Code that draws figures:
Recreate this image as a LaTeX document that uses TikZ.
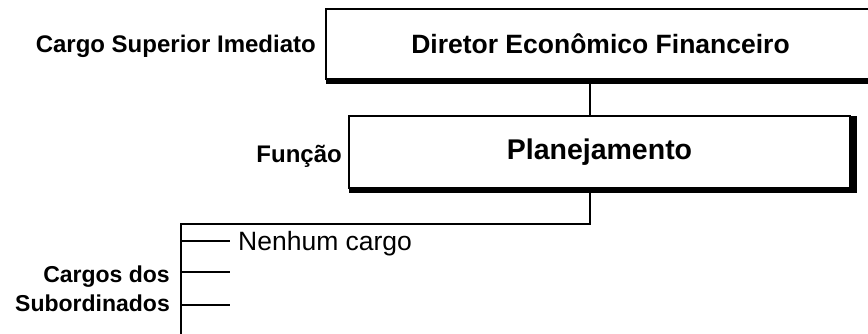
\documentclass[tikz,border=0pt]{standalone}
\usepackage{fontspec}
\setmainfont{Liberation Sans}
\usetikzlibrary{positioning}

\tikzset{
  caixa/.style={draw, line width=2.5pt, inner sep=0pt, outer sep=0pt, anchor=north west},
  rotulo/.style={font=\bfseries\fontsize{24}{29}\selectfont, inner sep=0pt},
  linha/.style={line width=2pt},
}

\begin{document}
\begin{tikzpicture}[x=1pt, y=-1pt]

    \useasboundingbox (0,0) rectangle (868,333);

    % caixas
    \node[caixa, minimum width=549pt, minimum height=70pt,
      font=\bfseries\fontsize{26.5}{30}\selectfont] (diretor) at (326,9) {Diretor Econ\^omico Financeiro};
    \node[caixa, minimum width=501pt, minimum height=72pt,
      font=\bfseries\fontsize{28.5}{32}\selectfont] (plan) at (349,116) {Planejamento};

    % bordas grossas (sombra)
    \foreach \b in {diretor, plan}
    {
      \draw[line width=6pt] ([yshift=-2pt]\b.south west) -- ([yshift=-2pt, xshift=7pt]\b.south east);
      \draw[line width=8pt] ([xshift=3pt]\b.north east) -- ([xshift=3pt, yshift=-5pt]\b.south east);
    }

    % rotulos
    \node[rotulo, anchor=base east] (superior) at ([xshift=-10pt, yshift=-8pt]diretor.west) {Cargo Superior Imediato};
    \node[rotulo, anchor=base east] (funcao) at ([xshift=-7pt, yshift=-10pt]plan.west) {Fun\c{c}\~ao};

    % ligacoes
    \coordinate (eixo) at (590,0);
    \coordinate (barra) at (181,223.5);
    \coordinate (fim) at (181,345);
    \draw[linha] (diretor.south -| eixo) -- (plan.north -| eixo);
    \draw[linha] (plan.south -| eixo) |- (barra) -- (fim);

    \foreach \i/\y in {1/241, 2/272, 3/305}
    {
      \coordinate (r\i) at (230,\y);
      \draw[linha] (barra |- r\i) -- (r\i);
    }

    \node[anchor=base west, inner sep=0pt, font=\fontsize{26.5}{30}\selectfont] (nenhum)
      at ([xshift=8pt, yshift=-9.5pt]r1) {Nenhum cargo};

    \node[rotulo, align=right, anchor=base east, font=\bfseries\fontsize{23}{29}\selectfont] (subord)
      at (170,311) {Cargos dos\\Subordinados};

\end{tikzpicture}
\end{document}
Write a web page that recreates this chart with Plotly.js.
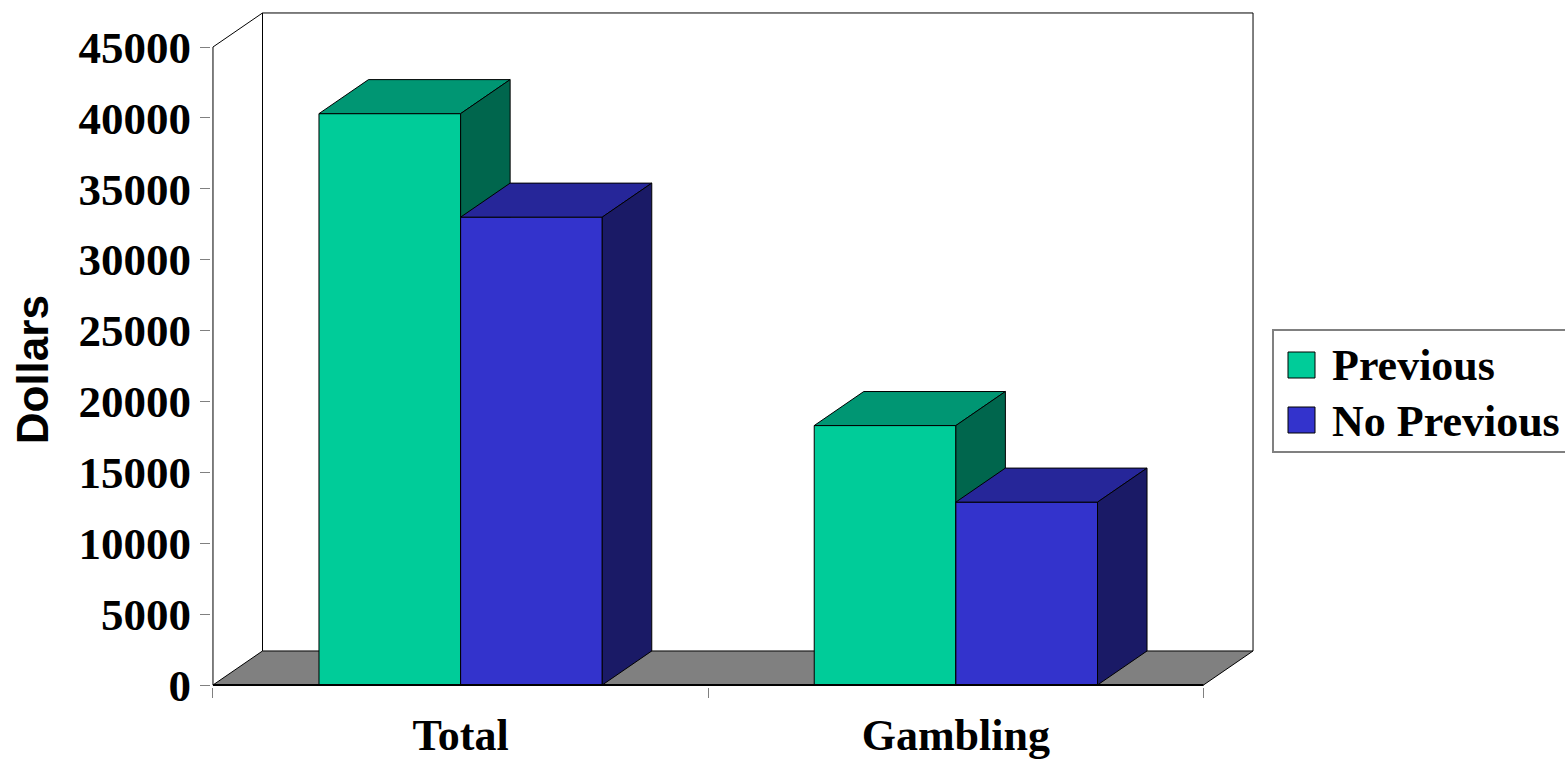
<!DOCTYPE html>
<html>
<head>
<meta charset="utf-8">
<script src="https://cdn.plot.ly/plotly-3.0.1.min.js"></script>
<style>html,body{margin:0;padding:0;background:#fff;}#chart{width:1565px;height:759px;}</style>
</head>
<body>
<div id="chart"></div>
<script>
// ---- data ----
const categories = ['Total', 'Gambling'];
const seriesNames = ['Previous', 'No Previous'];
const previous = [40300, 18300];
const noPrevious = [33000, 12900];
const yTickVals = [0, 5000, 10000, 15000, 20000, 25000, 30000, 35000, 40000, 45000];
const yTitle = 'Dollars';

// ---- style constants ----
const BAR_W = 0.286;      // bar width in category units
const DX = 0.1;           // 3D depth offset, x (category units)
const DY = 2400;          // 3D depth offset, y (data units)
const YMAX = 45000;
const colors = {
  prev: {front: '#00CC99', top: '#009673', side: '#00664D'},
  nop:  {front: '#3333CC', top: '#262699', side: '#1A1A66'}
};
const W = 1565, H = 759;
const M = {l: 211, r: 310, t: 10, b: 72};
const plotW = W - M.l - M.r, plotH = H - M.t - M.b;
const XR = [-0.504, 1.604];
const YR = [-141, 47610];
const xp = px => (px - M.l) / plotW;
const yp = py => (H - M.b - py) / plotH;

const xIdx = categories.map((c, i) => i);
const serif = 'Liberation Serif, Times New Roman, serif';

function faces(values, offset) {
  const top = {x: [], y: []}, side = {x: [], y: []};
  values.forEach((v, i) => {
    const x0 = xIdx[i] + offset, x1 = x0 + BAR_W;
    top.x.push(x0, x1, x1 + DX, x0 + DX, x0, null);
    top.y.push(v, v, v + DY, v + DY, v, null);
    side.x.push(x1, x1, x1 + DX, x1 + DX, x1, null);
    side.y.push(0, v, v + DY, DY, 0, null);
  });
  return {top, side};
}

function seriesTraces(values, offset, col, name, xa, ya) {
  const f = faces(values, offset);
  return [
    {type: 'bar', x: xIdx, y: values, width: BAR_W, offset: offset, name: name,
     marker: {color: col.front, line: {color: '#000', width: 1}},
     xaxis: xa, yaxis: ya, showlegend: false, hoverinfo: 'y'},
    {type: 'scatter', mode: 'lines', x: f.top.x, y: f.top.y, fill: 'toself',
     fillcolor: col.top, line: {color: '#000', width: 1}, xaxis: xa, yaxis: ya,
     showlegend: false, hoverinfo: 'skip', cliponaxis: false},
    {type: 'scatter', mode: 'lines', x: f.side.x, y: f.side.y, fill: 'toself',
     fillcolor: col.side, line: {color: '#000', width: 1}, xaxis: xa, yaxis: ya,
     showlegend: false, hoverinfo: 'skip', cliponaxis: false}
  ];
}

const traces = [
  ...seriesTraces(previous, -BAR_W, colors.prev, seriesNames[0], 'x', 'y'),
  ...seriesTraces(noPrevious, 0, colors.nop, seriesNames[1], 'x2', 'y2')
];

const x0 = -0.5, x1 = categories.length - 0.5;
const shapes = [
  // floor
  {type: 'path', xref: 'x', yref: 'y', layer: 'below',
   path: `M${x0},0 L${x1},0 L${x1 + DX},${DY} L${x0 + DX},${DY} Z`,
   fillcolor: '#808080', line: {color: '#000', width: 1}},
  // back wall
  {type: 'path', xref: 'x', yref: 'y', layer: 'below',
   path: `M${x0 + DX},${DY} L${x0 + DX},${YMAX + DY} L${x1 + DX},${YMAX + DY} L${x1 + DX},${DY}`,
   line: {color: '#000', width: 1}},
  // left axis + diagonal
  {type: 'path', xref: 'x', yref: 'y', layer: 'below',
   path: `M${x0},0 L${x0},${YMAX} L${x0 + DX},${YMAX + DY}`,
   line: {color: '#000', width: 1}},
  // front baseline
  {type: 'line', xref: 'x', yref: 'y', layer: 'above', x0: x0, x1: x1, y0: 0, y1: 0,
   line: {color: '#000', width: 2}},
  // legend box
  {type: 'rect', xref: 'paper', yref: 'paper', x0: xp(1273), x1: xp(1580), y0: yp(452), y1: yp(330),
   line: {color: '#808080', width: 2}, fillcolor: 'rgba(0,0,0,0)'},
  // legend swatches
  {type: 'rect', xref: 'paper', yref: 'paper', x0: xp(1288), x1: xp(1315), y0: yp(378), y1: yp(352),
   line: {color: '#000', width: 1}, fillcolor: colors.prev.front},
  {type: 'rect', xref: 'paper', yref: 'paper', x0: xp(1288), x1: xp(1315), y0: yp(433), y1: yp(407),
   line: {color: '#000', width: 1}, fillcolor: colors.nop.front}
];

const annotations = [
  {xref: 'paper', yref: 'paper', x: xp(1330), y: yp(366), xanchor: 'left', yanchor: 'middle',
   text: seriesNames[0], showarrow: false, font: {family: serif, size: 44, weight: 'bold', color: '#000'}},
  {xref: 'paper', yref: 'paper', x: xp(1330), y: yp(421), xanchor: 'left', yanchor: 'middle',
   text: seriesNames[1], showarrow: false, font: {family: serif, size: 44, weight: 'bold', color: '#000'}},
  {xref: 'paper', yref: 'y', x: xp(32), y: YMAX / 2 - 300, xanchor: 'center', yanchor: 'middle',
   textangle: -90, text: yTitle, showarrow: false,
   font: {family: 'Liberation Sans, Arial, sans-serif', size: 44, weight: 'bold', color: '#000'}}
];

const layout = {
  width: W, height: H, margin: M,
  paper_bgcolor: '#fff', plot_bgcolor: 'rgba(0,0,0,0)',
  showlegend: false, barmode: 'overlay',
  xaxis: {range: XR, showgrid: false, zeroline: false, showline: false,
    tickmode: 'array', tickvals: xIdx, ticktext: categories, ticks: '',
    ticklabelstandoff: 18,
    tickfont: {family: serif, size: 44, weight: 'bold', color: '#000'},
    minor: {tickvals: [-0.5, 0.5, 1.5], ticks: 'outside', ticklen: 10, tickcolor: '#808080', tickwidth: 1, showgrid: false},
    fixedrange: true},
  yaxis: {range: YR, showgrid: false, zeroline: false, showline: false,
    tickmode: 'array', tickvals: yTickVals, ticktext: yTickVals.map(String),
    ticks: 'outside', ticklen: 10, tickcolor: '#808080', tickwidth: 1,
    tickfont: {family: serif, size: 45, weight: 'bold', color: '#000'},
    fixedrange: true},
  xaxis2: {range: XR, overlaying: 'x', visible: false, fixedrange: true},
  yaxis2: {range: YR, overlaying: 'y', visible: false, fixedrange: true},
  shapes: shapes,
  annotations: annotations
};

Plotly.newPlot('chart', traces, layout, {displayModeBar: false, staticPlot: true});
</script>
</body>
</html>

• [Work required]
Repeat exactly, and only, the entries from the line with "Write a web" through the line with "const yTitle = 'Dollars';". Pictures are skipped.

• [Response to this task]
Write a web page that recreates this chart with Plotly.js.
<!DOCTYPE html>
<html>
<head>
<meta charset="utf-8">
<script src="https://cdn.plot.ly/plotly-3.0.1.min.js"></script>
<style>html,body{margin:0;padding:0;background:#fff;}#chart{width:1565px;height:759px;}</style>
</head>
<body>
<div id="chart"></div>
<script>
// ---- data ----
const categories = ['Total', 'Gambling'];
const seriesNames = ['Previous', 'No Previous'];
const previous = [40300, 18300];
const noPrevious = [33000, 12900];
const yTickVals = [0, 5000, 10000, 15000, 20000, 25000, 30000, 35000, 40000, 45000];
const yTitle = 'Dollars';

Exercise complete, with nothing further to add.